I'm a strength and conditioning coach at a D3 school, been in the field about 5 years, and I'm finally getting around to sitting for the CSC certification. I've read through the NSCA materials but I'm struggling to figure out how much additional study time I actually need given my experience level.
My plan is 2 hours a day for 8 weeks, which works out to roughly 112 hours total. That feels like a lot given that I'm living this stuff every day, but I've also heard the exercise science theory questions on the CSC can get pretty specific about physiology and biomechanics in ways that don't always come up in daily coaching practice.
The test is 150 questions and from what I've gathered you need around 70% to pass, though I've seen conflicting information on the exact cutoff. Anyone who's taken it recently — how much of it is practical application versus pure textbook knowledge? Did your day-to-day coaching experience actually transfer, or did some topics feel like studying from scratch?
The energy systems questions got me. I know the concepts from training athletes daily but the specific terminology and thresholds on the exam are more precise than what you use in conversation. Spent extra time on those my second go-round and passed at 73%.
I passed on my first try with about 80 hours of study over 10 weeks. Background similar to yours — collegiate strength coaching for 6 years. The biomechanics section was harder than I expected, definitely more textbook than applied.
112 hours sounds like overkill for someone with 5 years of experience honestly. I did 60 hours and felt over-prepared on the practical sections. The kinesiology stuff is where extra study time actually pays off.

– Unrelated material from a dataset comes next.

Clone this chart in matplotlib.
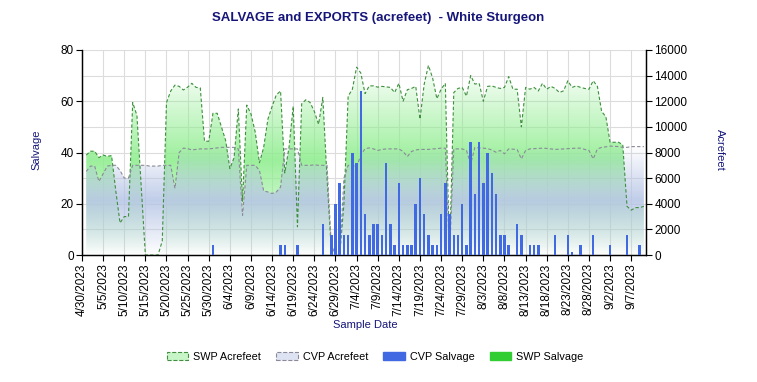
import matplotlib
matplotlib.use("Agg")
import matplotlib.pyplot as plt
import matplotlib.dates as mdates
from matplotlib.patches import Polygon, Patch
import numpy as np
import pandas as pd

plt.rcParams['font.family'] = ['Liberation Sans', 'DejaVu Sans']

# ---------------- data ----------------
start_date = "2023-05-01"

# SWP exports (acrefeet), daily from 5/1/2023
swp_acrefeet = [
    7800, 8100, 8100, 7600, 7800, 7700, 7760, 5000, 2500, 3000,
    3000, 11900, 10900, 5400, 0, 0, 0, 0, 1100, 11900,
    12800, 13260, 13160, 12880, 13100, 13400, 13080, 13040, 8880, 8880,
    11060, 11060, 10000, 8940, 6740, 7600, 11400, 4200, 11700, 11000,
    9600, 7200, 8400, 10600, 11600, 12500, 12800, 6400, 8400, 11600,
    2200, 11800, 12120, 11900, 11200, 10200, 12300, 6000, 400, 0,
    0, 4000, 12400, 12940, 14660, 14200, 12600, 13200, 13200, 13100,
    13160, 13120, 13080, 12680, 13400, 12000, 12900, 13000, 13160, 10600,
    13340, 14800, 13800, 12200, 12940, 13400, 0, 12680, 13000, 13080,
    12400, 14000, 13340, 13400, 12000, 13160, 13200, 13080, 13000, 13080,
    13920, 12940, 12940, 10000, 13080, 12940, 13080, 12800, 13400, 12940,
    13160, 13000, 12680, 12820, 13600, 13080, 13200, 13080, 13000, 12940,
    13600, 13160, 11200, 10800, 8800, 8800, 8800, 8600, 3800, 3500,
    3700, 3700, 3800,
]

# CVP exports (acrefeet), daily from 5/1/2023
cvp_acrefeet = [
    6520, 6940, 6940, 5740, 6340, 6940, 7000, 7000, 6600, 6000,
    6000, 7000, 7000, 7000, 7000, 6940, 6940, 6940, 7000, 7000,
    7000, 5200, 8000, 8340, 8300, 8200, 8240, 8280, 8280, 8280,
    8320, 8360, 8400, 8400, 8400, 8400, 8280, 3100, 7000, 7000,
    7000, 6600, 5000, 4920, 4800, 4920, 5300, 8280, 8280, 8280,
    8280, 7000, 7000, 7000, 7040, 7000, 7000, 7000, 800, 0,
    0, 6000, 7000, 7000, 6860, 7800, 8300, 8360, 8280, 8160,
    8240, 8280, 8280, 8280, 8280, 8080, 7680, 8080, 8200, 8240,
    8240, 8240, 8280, 8300, 8340, 8340, 0, 8280, 8280, 8280,
    8160, 7120, 8400, 8360, 8340, 8300, 8200, 8020, 8160, 7900,
    8280, 8260, 8240, 7500, 8160, 8280, 8300, 8320, 8340, 8320,
    8280, 8240, 8260, 8280, 8300, 8320, 8340, 8340, 8240, 8160,
    7500, 8280, 8400, 8440, 8500, 8480, 8460, 8400, 8400, 8460,
    8460, 8460, 8460,
]

# CVP salvage (fish), sample dates with non-zero salvage
cvp_salvage_dates = [
    "2023-05-31", "2023-06-16", "2023-06-17", "2023-06-20", "2023-06-26",
    "2023-06-28", "2023-06-29", "2023-06-30", "2023-07-01", "2023-07-02",
    "2023-07-03", "2023-07-04", "2023-07-05", "2023-07-06", "2023-07-07",
    "2023-07-08", "2023-07-09", "2023-07-10", "2023-07-11", "2023-07-12",
    "2023-07-13", "2023-07-14", "2023-07-15", "2023-07-16", "2023-07-17",
    "2023-07-18", "2023-07-19", "2023-07-20", "2023-07-21", "2023-07-22",
    "2023-07-23", "2023-07-24", "2023-07-25", "2023-07-26", "2023-07-27",
    "2023-07-28", "2023-07-29", "2023-07-30", "2023-07-31", "2023-08-01",
    "2023-08-02", "2023-08-03", "2023-08-04", "2023-08-05", "2023-08-06",
    "2023-08-07", "2023-08-08", "2023-08-09", "2023-08-11", "2023-08-12",
    "2023-08-14", "2023-08-15", "2023-08-16", "2023-08-20", "2023-08-23",
    "2023-08-24", "2023-08-26", "2023-08-29", "2023-09-02", "2023-09-06",
    "2023-09-09",
]
cvp_salvage = [
    4, 4, 4, 4, 12,
    8, 20, 28, 8, 8,
    40, 36, 64, 16, 8,
    12, 12, 8, 36, 12,
    4, 28, 4, 4, 4,
    20, 30, 16, 8, 4,
    4, 16, 28, 16, 8,
    8, 20, 4, 44, 24,
    44, 28, 40, 32, 24,
    8, 8, 4, 12, 8,
    4, 4, 4, 8, 8,
    1, 4, 8, 4, 8,
    4,
]

# SWP salvage: no non-zero values visible in the period
swp_salvage_dates = []
swp_salvage = []

tick_start, tick_end = "2023-04-30", "2023-09-10"
title = "SALVAGE and EXPORTS (acrefeet)  - White Sturgeon"

# ---------------- figure ----------------
W, H = 757, 382
fig = plt.figure(figsize=(W / 100, H / 100), dpi=100)
L, R, T, B = 82, 646, 50, 255
ax = fig.add_axes([L / W, 1 - B / H, (R - L) / W, (B - T) / H])
ax2 = ax.twinx()
ax.set_zorder(ax2.get_zorder() + 1)
ax.patch.set_visible(False)

dates = pd.date_range(start_date, periods=len(swp_acrefeet), freq="D")
xd = mdates.date2num(dates)


def grad_area(axis, x, y, rgb, amax, zorder):
    y = np.asarray(y, float)
    top = y.max()
    c = top / 2.0
    n = 512
    yy = np.linspace(0, top, n)
    a = amax * (1 - np.abs(yy - c) / c)
    img = np.zeros((n, 1, 4))
    img[:, 0, :3] = rgb
    img[:, 0, 3] = np.clip(a, 0, 1)
    im = axis.imshow(img, extent=[x[0], x[-1], 0, top], origin="lower",
                     aspect="auto", interpolation="bilinear", zorder=zorder)
    verts = [(x[0], 0)] + list(zip(x, y)) + [(x[-1], 0)]
    poly = Polygon(verts, closed=True, facecolor="none", edgecolor="none",
                   transform=axis.transData)
    axis.add_patch(poly)
    im.set_clip_path(poly)


swp_green = (0.56, 0.93, 0.56)
cvp_blue = (0.71, 0.77, 0.90)
grad_area(ax2, xd, swp_acrefeet, swp_green, 0.88, 1)
grad_area(ax2, xd, cvp_acrefeet, cvp_blue, 0.85, 2)
ax2.plot(xd, swp_acrefeet, color="#3f8f3f", lw=0.8, ls=(0, (3, 2)), zorder=3)
ax2.plot(xd, cvp_acrefeet, color="#8a8a9a", lw=0.8, ls=(0, (3, 2)), zorder=3)

# bars (left axis)
ax.bar(mdates.date2num(pd.to_datetime(cvp_salvage_dates)), cvp_salvage,
       width=0.6, color="#4169E1", zorder=4)
if swp_salvage:
    ax.bar(mdates.date2num(pd.to_datetime(swp_salvage_dates)), swp_salvage,
           width=0.6, color="#32CD32", zorder=4)

# axes limits & ticks
x0 = mdates.date2num(pd.Timestamp(tick_start))
x1 = mdates.date2num(pd.Timestamp(tick_end)) + 0.5
ax.set_xlim(x0, x1)
ax2.set_xlim(x0, x1)
ax.set_ylim(0, 80)
ax.set_yticks([0, 20, 40, 60, 80])
ax2.set_ylim(0, 16000)
ax2.set_yticks(np.arange(0, 16001, 2000))

tick_dates = pd.date_range(tick_start, tick_end, freq="5D")
ax.set_xticks(mdates.date2num(tick_dates))
ax.set_xticklabels([f"{d.month}/{d.day}/{d.year}" for d in tick_dates],
                   rotation=90)

# grid (behind fills)
for t in np.arange(2000, 16001, 2000):
    ax2.axhline(t, color="#dcdcdc", lw=0.8, zorder=0)
for t in mdates.date2num(tick_dates)[1:]:
    ax2.axvline(t, color="#dcdcdc", lw=0.8, zorder=0)

for a in (ax, ax2):
    a.spines["top"].set_visible(False)
    for s in ("left", "right", "bottom"):
        a.spines[s].set_color("black")
        a.spines[s].set_linewidth(0.9)
ax.tick_params(axis="both", direction="out", length=4, width=0.8,
               labelsize=8.5, colors="black", pad=2)
ax2.tick_params(axis="y", direction="out", length=4, width=0.8,
                labelsize=8.5, colors="black", pad=2)

navy = "#16167a"
fig.text(378 / W, 1 - 18 / H, title, ha="center", va="center",
         fontsize=9.5, fontweight="bold", color=navy)
fig.text(36 / W, 1 - 150 / H, "Salvage", rotation=90, ha="center",
         va="center", fontsize=8, color=navy)
fig.text(720 / W, 1 - 150 / H, "Acrefeet", rotation=270, ha="center",
         va="center", fontsize=8, color=navy)
fig.text(365 / W, 1 - 325 / H, "Sample Date", ha="center", va="center",
         fontsize=8, color=navy)

handles = [
    Patch(facecolor="#c8f5c8", edgecolor="#3f8f3f", linestyle="--", lw=0.8),
    Patch(facecolor="#dde3f2", edgecolor="#8a8a9a", linestyle="--", lw=0.8),
    Patch(facecolor="#4169E1", edgecolor="#4169E1"),
    Patch(facecolor="#32CD32", edgecolor="#32CD32"),
]
labels = ["SWP Acrefeet", "CVP Acrefeet", "CVP Salvage", "SWP Salvage"]
fig.legend(handles, labels, loc="center", bbox_to_anchor=(375 / W, 1 - 357 / H),
           ncol=4, frameon=False, fontsize=7.8, handlelength=2.0,
           handleheight=0.75, columnspacing=1.4, handletextpad=0.45)

fig.savefig("out.png", dpi=100)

Make sure you review the NSCA's official recommended texts specifically — some questions are pulled pretty directly from those. Experience helps but doesn't fully substitute for knowing the source material.
I failed my first attempt and honestly it was humbling. I had about 6 years of field experience going in and figured that would carry me, but the test doesn't care how many athletes you've trained. What killed me was the sport science stuff — energy systems, biomechanics, the kind of theory you stop actively thinking about once you're actually coaching. Second time around I blocked off 8 weeks and treated it like a real study commitment, probably 90 minutes a day, and I leaned hard into practice questions until I could see why wrong answers were wrong, not just memorize the right ones.
With 5 years of experience you're probably solid on the practical programming side, so don't waste too much time there. The written exam wants you to think like a textbook, not like a working coach. That gap is what trips people up. I'd say 6 to 8 weeks of focused prep is realistic if you're working full time, maybe less if you can carve out real study sessions. Don't rush it just because you know the job — I learned that the hard way.